The Michigan League for Human Services, a nonprofit advocacy organization for low-income workers, reported that expanding unemployment insurance benefits would pump money into Michigan’s struggling economy.
“By providing unemployment insurance benefits, the state is helping the worker but is also supporting the local economy so that (unemployed citizens) can continue to spend money on the things they need in their local community,” said Peter Ruark, senior policy analyst for the League.
The report recommends preserving access to temporary unemployment insurance benefits for unemployed workers, and expanding the population of workers that receive them while they look for work.
Michigan has one of the worst unemployment rates in the country so it was a surprise when it was the first to cut the time workers could receive payments from 26 weeks down to 20 weeks, Ruark said.
If a community has a high level of unemployment and its unemployment insurance is cut even further, then there will be less cash flow through the local businesses, which could lead to even more job loss, Ruark said.

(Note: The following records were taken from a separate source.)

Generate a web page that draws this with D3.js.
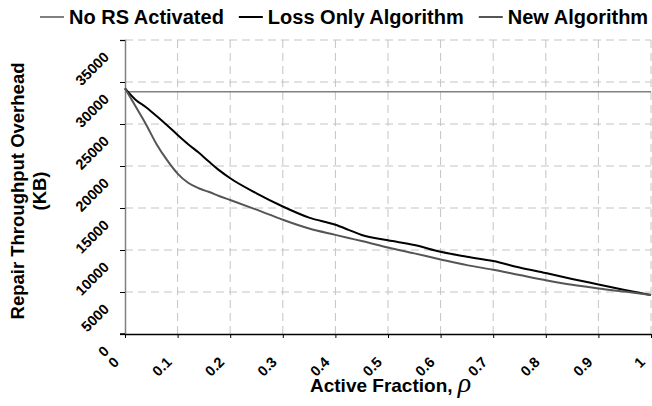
<!DOCTYPE html>
<html lang="en">

<head>
  <meta charset="UTF-8">
  <title>Repair Throughput Overhead</title>
  <script src="https://d3js.org/d3.v7.min.js"></script>
  <style>
    body {
      margin: 0;
      background: #fff;
    }

    text {
      font-family: "Liberation Sans", Arial, sans-serif;
      font-weight: bold;
    }
  </style>
</head>

<body>
  <div class="chartContainer"></div>

  <script>
    // data
    const rho = [0, 0.02, 0.04, 0.06, 0.08, 0.1, 0.12, 0.14, 0.16, 0.18, 0.2, 0.25, 0.3, 0.35, 0.4, 0.425, 0.45,
      0.5, 0.55, 0.6, 0.65, 0.7, 0.75, 0.8, 0.85, 0.9, 0.95, 1]
    const noRS = rho.map(() => 28850)
    const lossOnly = [29250, 27900, 27000, 25950, 24850, 23700, 22600, 21600, 20500, 19450, 18540, 16750,
      15180, 13850, 13000, 12400, 11790, 11150, 10600, 9780, 9200, 8680, 7920, 7250, 6550, 5900, 5250, 4640]
    const newAlg = [29250, 27100, 24950, 22600, 20700, 19100, 18000, 17350, 16900, 16400, 15950, 14800,
      13600, 12550, 11800, 11430, 11070, 10300, 9600, 8880, 8200, 7650, 7020, 6400, 5850, 5420, 5050, 4640]
    const seriesNames = ['No RS Activated', 'Loss Only Algorithm', 'New Algorithm']
    const seriesColors = ['#808080', '#000000', '#555555']
    const xTicks = [0, 0.1, 0.2, 0.3, 0.4, 0.5, 0.6, 0.7, 0.8, 0.9, 1]
    const yTicks = [0, 5000, 10000, 15000, 20000, 25000, 30000, 35000]

    const width = 652, height = 406
    const plotLeft = 125, plotRight = 651, plotTop = 40, plotBottom = 334

    const svg = d3.select('.chartContainer')
      .append('svg')
      .attr('width', width)
      .attr('height', height)

    const x = d3.scaleLinear().domain([0, 1]).range([plotLeft, plotRight])
    const y = d3.scaleLinear().domain([0, 35000]).range([plotBottom, plotTop])

    // 格線
    svg.append('g')
      .selectAll('line')
      .data(yTicks.slice(1))
      .enter()
      .append('line')
      .attr('x1', plotLeft).attr('x2', plotRight)
      .attr('y1', d => y(d)).attr('y2', d => y(d))
      .attr('stroke', '#c4c4c4')
      .attr('stroke-dasharray', '8,5')

    svg.append('g')
      .selectAll('line')
      .data(xTicks.slice(1))
      .enter()
      .append('line')
      .attr('x1', d => x(d)).attr('x2', d => x(d))
      .attr('y1', plotTop).attr('y2', plotBottom)
      .attr('stroke', '#c4c4c4')
      .attr('stroke-dasharray', '8,5')

    // y axis
    const yAxis = svg.append('g')
      .attr('transform', `translate(${plotLeft},0)`)
      .call(d3.axisLeft(y).tickValues(yTicks).tickSize(5).tickFormat(''))
    yAxis.select('.domain').attr('stroke', '#808080').attr('stroke-width', 1.5)
    yAxis.selectAll('.tick line').attr('stroke', '#000')

    svg.append('g')
      .selectAll('text')
      .data(yTicks)
      .enter()
      .append('text')
      .attr('transform', d => `translate(110,${y(d) + 18}) rotate(-45)`)
      .attr('text-anchor', 'end')
      .style('font-size', '14.5px')
      .text(d => d)

    // x axis
    const xAxis = svg.append('g')
      .attr('transform', `translate(0,${plotBottom})`)
      .call(d3.axisBottom(x).tickValues(xTicks).tickSize(4).tickFormat('').tickSizeOuter(0))
    xAxis.select('.domain').attr('stroke', '#000').attr('stroke-width', 1.5)
    svg.append('line')
      .attr('x1', plotLeft - 5).attr('x2', plotLeft)
      .attr('y1', plotBottom).attr('y2', plotBottom)
      .attr('stroke', '#000').attr('stroke-width', 1.5)

    svg.append('g')
      .selectAll('text')
      .data(xTicks)
      .enter()
      .append('text')
      .attr('transform', d => `translate(${x(d) - 5},${plotBottom + 29}) rotate(-45)`)
      .attr('text-anchor', 'end')
      .style('font-size', '14.5px')
      .text(d => d)

    // axis titles
    const xTitle = svg.append('text')
      .attr('x', 310)
      .attr('y', 392)
      .style('font-size', '19px')
    xTitle.append('tspan').text('Active Fraction, ')
    xTitle.append('tspan')
      .style('font-family', '"Liberation Serif", serif')
      .style('font-style', 'italic')
      .style('font-weight', 'normal')
      .style('font-size', '28px')
      .text('ρ')

    const yTitle = svg.append('text')
      .attr('transform', 'translate(24,191) rotate(-90)')
      .attr('text-anchor', 'middle')
      .style('font-size', '18.5px')
    yTitle.append('tspan').attr('x', 0).attr('dy', 0).text('Repair Throughput Overhead')
    yTitle.append('tspan').attr('x', 0).attr('dy', 22).text('(KB)')

    // 線條
    const line = d3.line()
      .x(d => x(d[0]))
      .y(d => y(d[1]))
      .curve(d3.curveMonotoneX)

    const series = [noRS, lossOnly, newAlg]
    svg.append('g')
      .selectAll('path')
      .data(series)
      .enter()
      .append('path')
      .attr('d', s => line(rho.map((r, i) => [r, s[i]])))
      .attr('fill', 'none')
      .attr('stroke', (s, i) => seriesColors[i])
      .attr('stroke-width', (s, i) => i === 0 ? 1.5 : 2)

    // legend, items laid out one after another
    let legendX = 40
    seriesNames.forEach((name, i) => {
      const g = svg.append('g').attr('transform', `translate(${legendX},17)`)
      g.append('line')
        .attr('x1', 0).attr('x2', 24)
        .attr('stroke', seriesColors[i])
        .attr('stroke-width', 2)
      const t = g.append('text')
        .attr('x', 29)
        .attr('y', 7)
        .style('font-size', '20px')
        .text(name)
      legendX += 29 + t.node().getComputedTextLength() + 15
    })
  </script>
</body>

</html>
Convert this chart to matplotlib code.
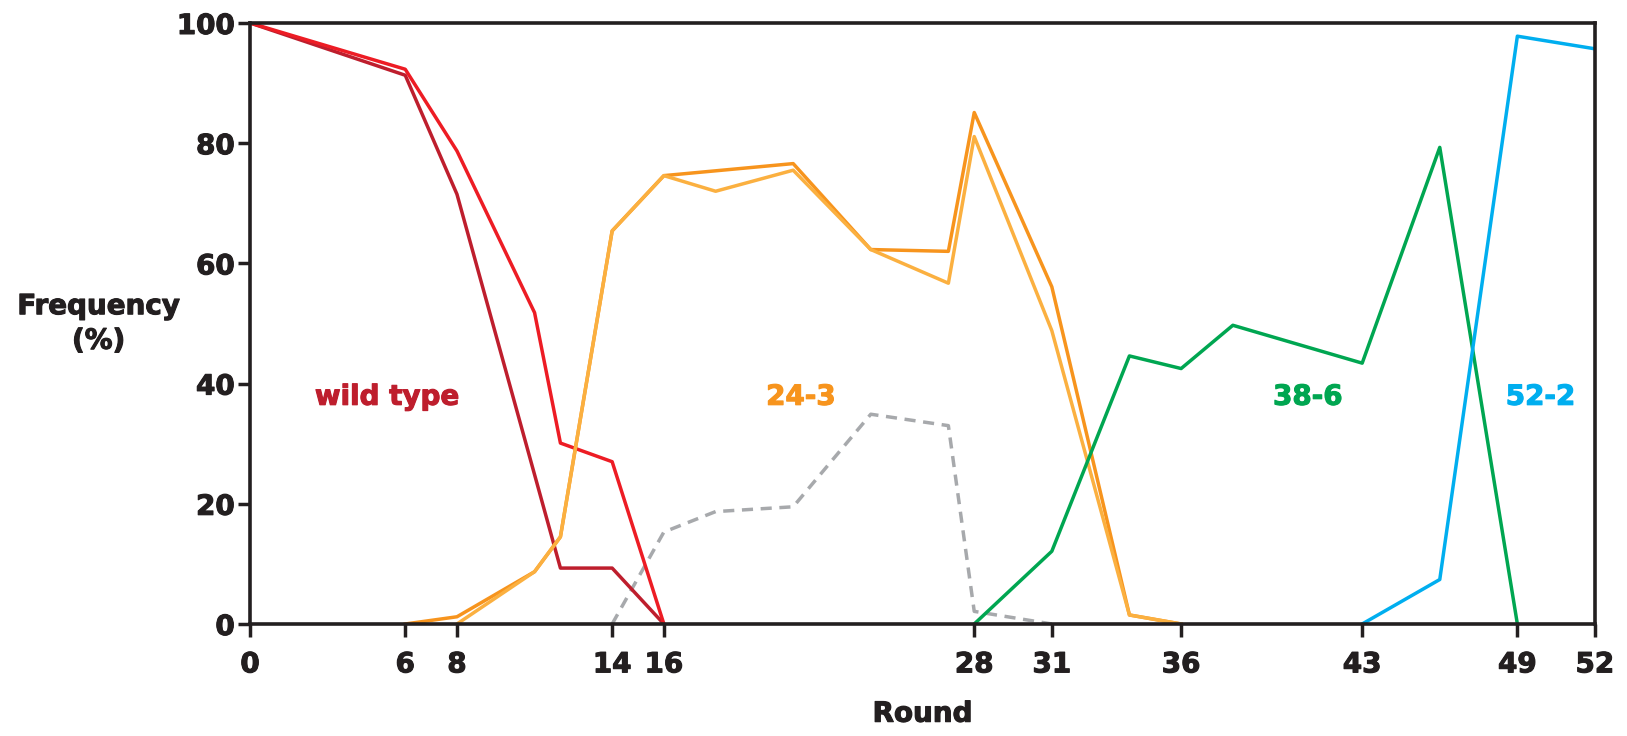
import matplotlib
matplotlib.use("Agg")
import matplotlib.pyplot as plt
import matplotlib.patheffects as pe

# rounds on the x axis that get a tick
x_ticks = [0, 6, 8, 14, 16, 28, 31, 36, 43, 49, 52]
y_ticks = [0, 20, 40, 60, 80, 100]

# wild type (two replicates)
wt_a_x = [0, 6, 8, 11, 12, 14, 16]
wt_a_y = [100, 92.3, 78.7, 51.8, 30.1, 27.0, 0]
wt_b_x = [0, 6, 8, 12, 14, 16]
wt_b_y = [100, 91.3, 71.5, 9.3, 9.3, 0]

# 24-3 (two replicates)
v24_a_x = [6, 8, 11, 12, 14, 16, 21, 24, 27, 28, 31, 34, 36]
v24_a_y = [0, 1.2, 8.7, 14.5, 65.4, 74.6, 76.6, 62.3, 62.0, 85.1, 56.1, 1.5, 0]
v24_b_x = [8, 11, 12, 14, 16, 18, 21, 24, 27, 28, 31, 34, 36]
v24_b_y = [0, 8.7, 14.5, 65.4, 74.6, 72.0, 75.5, 62.3, 56.7, 81.1, 48.8, 1.5, 0]

# intermediate (dashed grey)
mid_x = [14, 16, 18, 21, 24, 27, 28, 31]
mid_y = [0, 15.3, 18.7, 19.5, 34.9, 33.0, 2.1, 0]

# 38-6
v38_x = [28, 31, 34, 36, 38, 43, 46, 49]
v38_y = [0, 12.1, 44.6, 42.5, 49.7, 43.4, 79.3, 0]

# 52-2
v52_x = [43, 46, 49, 52]
v52_y = [0, 7.4, 97.8, 95.7]

labels = ["wild type", "24-3", "38-6", "52-2"]
label_x = [5.3, 21.3, 40.9, 49.9]
label_y = 37.8

c_wt_a = "#ED1C24"
c_wt_b = "#BE1E2D"
c_24_a = "#F7941D"
c_24_b = "#FBB040"
c_38 = "#00A651"
c_52 = "#00AEEF"
c_mid = "#A7A9AC"
c_ax = "#231F20"

plt.rcParams["font.family"] = "DejaVu Sans"
plt.rcParams["font.weight"] = "bold"

fs = 20


def heavy(c):
    # thicken the glyphs a little, the original font is heavier
    return [pe.withStroke(linewidth=0.8, foreground=c)]


fig = plt.figure(figsize=(16.27, 7.36), dpi=100)
ax = fig.add_axes([0.1537, 0.1522, 0.8266, 0.8166])

lw = 2.5
ax.plot(mid_x, mid_y, color=c_mid, lw=lw, linestyle=(0, (3.2, 2.2)))
ax.plot(wt_b_x, wt_b_y, color=c_wt_b, lw=lw)
ax.plot(wt_a_x, wt_a_y, color=c_wt_a, lw=lw)
ax.plot(v24_a_x, v24_a_y, color=c_24_a, lw=lw)
ax.plot(v24_b_x, v24_b_y, color=c_24_b, lw=lw)
ax.plot(v38_x, v38_y, color=c_38, lw=lw)
ax.plot(v52_x, v52_y, color=c_52, lw=lw)

label_colors = [c_wt_b, c_24_a, c_38, c_52]
for t, x, c in zip(labels, label_x, label_colors):
    ax.text(x, label_y, t, color=c, fontsize=fs, fontweight="bold",
            ha="center", va="center", path_effects=heavy(c))

ax.set_xlim(0, 52)
ax.set_ylim(0, 100)
ax.set_xticks(x_ticks)
ax.set_yticks(y_ticks)
ax.tick_params(axis="both", direction="out", length=9, width=2.5,
               color=c_ax, labelsize=fs, labelcolor=c_ax)
ax.tick_params(axis="x", pad=10)
ax.tick_params(axis="y", pad=2)
for s in ax.spines.values():
    s.set_linewidth(2.6)
    s.set_color(c_ax)
for lab in ax.get_xticklabels() + ax.get_yticklabels():
    lab.set_fontweight("bold")
    lab.set_path_effects(heavy(c_ax))

ax.set_xlabel("Round", fontsize=fs, fontweight="bold", color=c_ax,
              path_effects=heavy(c_ax))
ax.xaxis.set_label_coords(0.5, -0.126)
ax.set_ylabel("Frequency\n(%)", fontsize=fs, fontweight="bold", color=c_ax,
              rotation=0, ha="center", va="center", linespacing=1.3,
              path_effects=heavy(c_ax))
ax.yaxis.set_label_coords(-0.1126, 0.5)

fig.savefig("out.png", dpi=100)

The League is not the only group looking hard at Michigan’s unemployment insurance system.
Officials at the Small Business Association of Michigan have a different view. Unemployment insurance is funded by a tax on employers and is based on the earnings of individual employees.
“It’s a hidden tax because it floats under the radar. A lot of people don’t consider the strain it causes the business community in the state,” said Dave Jessup, director of government relations. “We’re looking at solutions to mitigate the burden initially on businesses and incite some long coming reforms to the system.”
The current unemployment system is entirely funded by taxes levied on employers on a per-employee basis. The fund from which weekly unemployment payments are drawn owes about $3.2 billion borrowed from the federal government, Ruark said.
The tax is a disincentive to hire more employees, Jessup said. “It’s almost a payroll tax.”
Jessup said as of now his organization does not have a “solid plan” as to how they plan to push for reforms.
“There are plenty of ways that the system can be managed leaner,” he said. “The system in a lot of ways bleeds money needlessly.”
Michigan state Chamber of Commerce officials have said that tackling unemployment insurance reform is one of its top priorities, saying the current, “broken” system only harms Michigan businesses.
Wendy Block, director of health policy and human resources for the chamber, said the extensive debt to the federal government needs to be addressed to help businesses.
“Reimbursements of these borrowed funds, plus interest, have begun to automatically trigger progressively higher, across-the-board, state and federal (unemployment insurance) tax increases on employers,” Block testified before the Senate Reform, Restructuring and Reinventing Committee.
Ruark was surprised by the stance of the Michigan Small Business Association.
“It’s interesting that this was a small business group that made that statement because small businesses are the most vulnerable when the economy is at a downturn and they have the most to gain when money is put into people’s pockets,” he said.
“They will hire more people when they see a growing demand for their product or service,” he said. “Unemployment insurance benefits help some places to stay in business.”
The National Employment Law Project reports that cutting unemployment benefits is an attack on one of the most effective ways to boost spending and economic output. It reported that the benefits put a bit over $2 billion into the state’s economy in 2010.